Leave out all pictures. Return exactly the lines from the top of the material through the line containing "0.991, 1.011, 1.023];".

— start —

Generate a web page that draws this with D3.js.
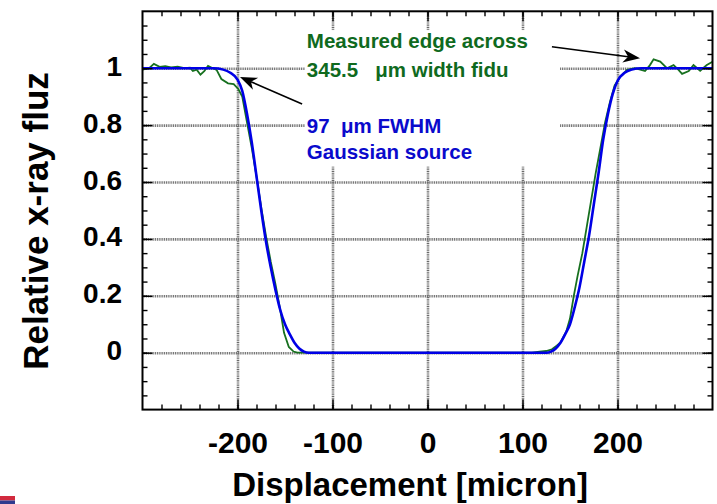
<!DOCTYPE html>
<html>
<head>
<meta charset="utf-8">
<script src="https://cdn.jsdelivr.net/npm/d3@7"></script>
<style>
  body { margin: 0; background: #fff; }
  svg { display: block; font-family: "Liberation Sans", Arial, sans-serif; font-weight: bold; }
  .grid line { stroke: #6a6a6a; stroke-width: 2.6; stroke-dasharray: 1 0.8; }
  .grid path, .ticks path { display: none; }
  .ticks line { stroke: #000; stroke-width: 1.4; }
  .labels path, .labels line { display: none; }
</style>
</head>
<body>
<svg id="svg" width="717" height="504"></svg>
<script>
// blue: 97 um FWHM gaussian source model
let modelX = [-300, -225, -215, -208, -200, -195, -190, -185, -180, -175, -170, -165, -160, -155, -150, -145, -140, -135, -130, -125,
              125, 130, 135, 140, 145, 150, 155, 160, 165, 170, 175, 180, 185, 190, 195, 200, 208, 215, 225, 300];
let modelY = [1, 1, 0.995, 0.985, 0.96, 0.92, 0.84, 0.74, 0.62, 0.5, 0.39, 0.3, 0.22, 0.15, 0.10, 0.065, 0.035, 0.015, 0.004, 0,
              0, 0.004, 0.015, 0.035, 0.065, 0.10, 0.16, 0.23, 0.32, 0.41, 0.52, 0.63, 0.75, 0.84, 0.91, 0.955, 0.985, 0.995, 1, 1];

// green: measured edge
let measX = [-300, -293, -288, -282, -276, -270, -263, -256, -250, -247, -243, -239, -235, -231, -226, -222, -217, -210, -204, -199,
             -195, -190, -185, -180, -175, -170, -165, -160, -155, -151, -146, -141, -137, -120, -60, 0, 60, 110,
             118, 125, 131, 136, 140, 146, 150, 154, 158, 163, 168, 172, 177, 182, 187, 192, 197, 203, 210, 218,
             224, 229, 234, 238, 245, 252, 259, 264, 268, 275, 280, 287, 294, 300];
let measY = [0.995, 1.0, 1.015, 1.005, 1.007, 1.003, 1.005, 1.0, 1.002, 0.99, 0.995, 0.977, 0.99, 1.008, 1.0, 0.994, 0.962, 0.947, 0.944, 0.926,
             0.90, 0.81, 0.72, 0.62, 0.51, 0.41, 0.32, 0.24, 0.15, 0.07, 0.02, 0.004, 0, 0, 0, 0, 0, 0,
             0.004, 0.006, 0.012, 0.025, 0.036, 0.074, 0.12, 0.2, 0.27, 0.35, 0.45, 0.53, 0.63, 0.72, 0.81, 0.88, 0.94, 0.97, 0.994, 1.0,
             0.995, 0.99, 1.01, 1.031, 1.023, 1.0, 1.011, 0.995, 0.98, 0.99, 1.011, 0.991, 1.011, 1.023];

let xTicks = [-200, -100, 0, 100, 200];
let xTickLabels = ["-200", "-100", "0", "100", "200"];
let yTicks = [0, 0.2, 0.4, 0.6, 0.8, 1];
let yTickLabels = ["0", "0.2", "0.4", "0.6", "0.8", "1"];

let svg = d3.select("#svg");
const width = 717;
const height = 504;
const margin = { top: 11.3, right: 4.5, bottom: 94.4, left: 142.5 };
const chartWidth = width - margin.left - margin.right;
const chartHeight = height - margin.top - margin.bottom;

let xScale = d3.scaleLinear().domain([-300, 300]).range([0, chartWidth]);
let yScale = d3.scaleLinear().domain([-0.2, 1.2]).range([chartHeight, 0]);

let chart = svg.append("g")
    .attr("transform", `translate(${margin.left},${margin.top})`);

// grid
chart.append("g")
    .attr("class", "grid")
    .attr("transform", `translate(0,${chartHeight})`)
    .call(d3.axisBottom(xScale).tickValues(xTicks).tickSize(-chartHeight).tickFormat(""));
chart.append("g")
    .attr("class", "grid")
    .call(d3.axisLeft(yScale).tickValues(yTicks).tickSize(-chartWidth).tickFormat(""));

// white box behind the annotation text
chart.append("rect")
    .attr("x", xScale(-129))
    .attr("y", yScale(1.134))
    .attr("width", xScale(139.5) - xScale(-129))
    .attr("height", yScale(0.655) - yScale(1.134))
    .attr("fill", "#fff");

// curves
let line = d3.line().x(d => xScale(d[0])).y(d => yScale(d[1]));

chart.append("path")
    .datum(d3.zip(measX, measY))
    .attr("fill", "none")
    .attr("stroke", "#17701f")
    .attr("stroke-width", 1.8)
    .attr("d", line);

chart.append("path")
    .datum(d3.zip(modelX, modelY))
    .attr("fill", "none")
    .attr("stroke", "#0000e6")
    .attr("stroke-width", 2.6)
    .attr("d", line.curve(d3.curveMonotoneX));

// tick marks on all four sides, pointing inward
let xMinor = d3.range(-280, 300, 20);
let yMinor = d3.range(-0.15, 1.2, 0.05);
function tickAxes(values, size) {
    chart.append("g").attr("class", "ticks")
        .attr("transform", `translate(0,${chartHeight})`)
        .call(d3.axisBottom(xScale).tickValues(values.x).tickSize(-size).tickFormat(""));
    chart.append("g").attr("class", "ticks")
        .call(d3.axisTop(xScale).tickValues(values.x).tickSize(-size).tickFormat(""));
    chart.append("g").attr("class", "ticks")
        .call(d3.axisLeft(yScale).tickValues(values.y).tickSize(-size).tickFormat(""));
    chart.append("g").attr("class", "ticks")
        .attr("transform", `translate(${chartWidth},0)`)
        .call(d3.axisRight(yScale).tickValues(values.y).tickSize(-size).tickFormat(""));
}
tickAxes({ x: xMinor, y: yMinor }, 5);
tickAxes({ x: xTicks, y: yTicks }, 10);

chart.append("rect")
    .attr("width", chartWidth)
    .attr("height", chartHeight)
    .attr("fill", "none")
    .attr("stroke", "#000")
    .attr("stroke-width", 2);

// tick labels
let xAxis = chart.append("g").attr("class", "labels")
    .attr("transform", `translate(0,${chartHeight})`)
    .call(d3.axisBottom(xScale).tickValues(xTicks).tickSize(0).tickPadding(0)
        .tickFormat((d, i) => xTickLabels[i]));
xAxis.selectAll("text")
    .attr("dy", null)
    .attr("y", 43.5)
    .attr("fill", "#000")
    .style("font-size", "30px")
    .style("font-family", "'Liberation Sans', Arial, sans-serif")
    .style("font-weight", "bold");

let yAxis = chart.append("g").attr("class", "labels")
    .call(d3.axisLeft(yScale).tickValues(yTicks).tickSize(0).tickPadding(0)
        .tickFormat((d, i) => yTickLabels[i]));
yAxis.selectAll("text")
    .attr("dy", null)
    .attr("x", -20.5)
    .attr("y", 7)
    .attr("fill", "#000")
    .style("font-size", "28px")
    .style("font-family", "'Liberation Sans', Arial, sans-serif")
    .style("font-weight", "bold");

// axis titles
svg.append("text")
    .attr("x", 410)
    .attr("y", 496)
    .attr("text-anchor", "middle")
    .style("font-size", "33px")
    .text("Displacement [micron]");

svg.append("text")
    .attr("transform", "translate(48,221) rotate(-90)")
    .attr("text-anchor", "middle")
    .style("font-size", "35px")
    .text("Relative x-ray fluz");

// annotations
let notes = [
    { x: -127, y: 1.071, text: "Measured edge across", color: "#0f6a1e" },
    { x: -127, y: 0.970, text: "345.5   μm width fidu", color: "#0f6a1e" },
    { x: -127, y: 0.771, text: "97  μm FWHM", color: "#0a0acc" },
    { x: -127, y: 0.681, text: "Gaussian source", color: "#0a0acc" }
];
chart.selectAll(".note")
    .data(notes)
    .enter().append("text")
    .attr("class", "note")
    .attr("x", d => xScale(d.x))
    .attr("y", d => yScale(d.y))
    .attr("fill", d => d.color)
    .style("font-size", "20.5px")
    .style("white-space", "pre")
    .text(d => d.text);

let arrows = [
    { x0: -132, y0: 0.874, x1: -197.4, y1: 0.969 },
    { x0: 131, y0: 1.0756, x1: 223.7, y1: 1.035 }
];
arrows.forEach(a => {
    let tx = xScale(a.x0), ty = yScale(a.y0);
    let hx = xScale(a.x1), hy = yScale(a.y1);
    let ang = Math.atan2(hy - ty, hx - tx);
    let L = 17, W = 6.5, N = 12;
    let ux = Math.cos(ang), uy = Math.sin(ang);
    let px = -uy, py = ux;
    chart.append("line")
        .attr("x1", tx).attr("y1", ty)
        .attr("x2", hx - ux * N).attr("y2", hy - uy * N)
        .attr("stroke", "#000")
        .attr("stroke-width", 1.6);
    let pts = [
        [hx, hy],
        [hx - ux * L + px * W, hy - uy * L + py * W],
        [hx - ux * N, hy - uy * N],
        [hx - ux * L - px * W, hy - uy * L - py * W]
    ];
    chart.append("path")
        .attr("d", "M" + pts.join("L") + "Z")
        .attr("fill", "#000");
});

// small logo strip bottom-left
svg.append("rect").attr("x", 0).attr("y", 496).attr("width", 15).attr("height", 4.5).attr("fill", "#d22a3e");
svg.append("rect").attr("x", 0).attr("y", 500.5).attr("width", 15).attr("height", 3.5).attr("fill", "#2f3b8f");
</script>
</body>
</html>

— end —

CORRECT RESPONSE:
Generate a web page that draws this with D3.js.
<!DOCTYPE html>
<html>
<head>
<meta charset="utf-8">
<script src="https://cdn.jsdelivr.net/npm/d3@7"></script>
<style>
  body { margin: 0; background: #fff; }
  svg { display: block; font-family: "Liberation Sans", Arial, sans-serif; font-weight: bold; }
  .grid line { stroke: #6a6a6a; stroke-width: 2.6; stroke-dasharray: 1 0.8; }
  .grid path, .ticks path { display: none; }
  .ticks line { stroke: #000; stroke-width: 1.4; }
  .labels path, .labels line { display: none; }
</style>
</head>
<body>
<svg id="svg" width="717" height="504"></svg>
<script>
// blue: 97 um FWHM gaussian source model
let modelX = [-300, -225, -215, -208, -200, -195, -190, -185, -180, -175, -170, -165, -160, -155, -150, -145, -140, -135, -130, -125,
              125, 130, 135, 140, 145, 150, 155, 160, 165, 170, 175, 180, 185, 190, 195, 200, 208, 215, 225, 300];
let modelY = [1, 1, 0.995, 0.985, 0.96, 0.92, 0.84, 0.74, 0.62, 0.5, 0.39, 0.3, 0.22, 0.15, 0.10, 0.065, 0.035, 0.015, 0.004, 0,
              0, 0.004, 0.015, 0.035, 0.065, 0.10, 0.16, 0.23, 0.32, 0.41, 0.52, 0.63, 0.75, 0.84, 0.91, 0.955, 0.985, 0.995, 1, 1];

// green: measured edge
let measX = [-300, -293, -288, -282, -276, -270, -263, -256, -250, -247, -243, -239, -235, -231, -226, -222, -217, -210, -204, -199,
             -195, -190, -185, -180, -175, -170, -165, -160, -155, -151, -146, -141, -137, -120, -60, 0, 60, 110,
             118, 125, 131, 136, 140, 146, 150, 154, 158, 163, 168, 172, 177, 182, 187, 192, 197, 203, 210, 218,
             224, 229, 234, 238, 245, 252, 259, 264, 268, 275, 280, 287, 294, 300];
let measY = [0.995, 1.0, 1.015, 1.005, 1.007, 1.003, 1.005, 1.0, 1.002, 0.99, 0.995, 0.977, 0.99, 1.008, 1.0, 0.994, 0.962, 0.947, 0.944, 0.926,
             0.90, 0.81, 0.72, 0.62, 0.51, 0.41, 0.32, 0.24, 0.15, 0.07, 0.02, 0.004, 0, 0, 0, 0, 0, 0,
             0.004, 0.006, 0.012, 0.025, 0.036, 0.074, 0.12, 0.2, 0.27, 0.35, 0.45, 0.53, 0.63, 0.72, 0.81, 0.88, 0.94, 0.97, 0.994, 1.0,
             0.995, 0.99, 1.01, 1.031, 1.023, 1.0, 1.011, 0.995, 0.98, 0.99, 1.011, 0.991, 1.011, 1.023];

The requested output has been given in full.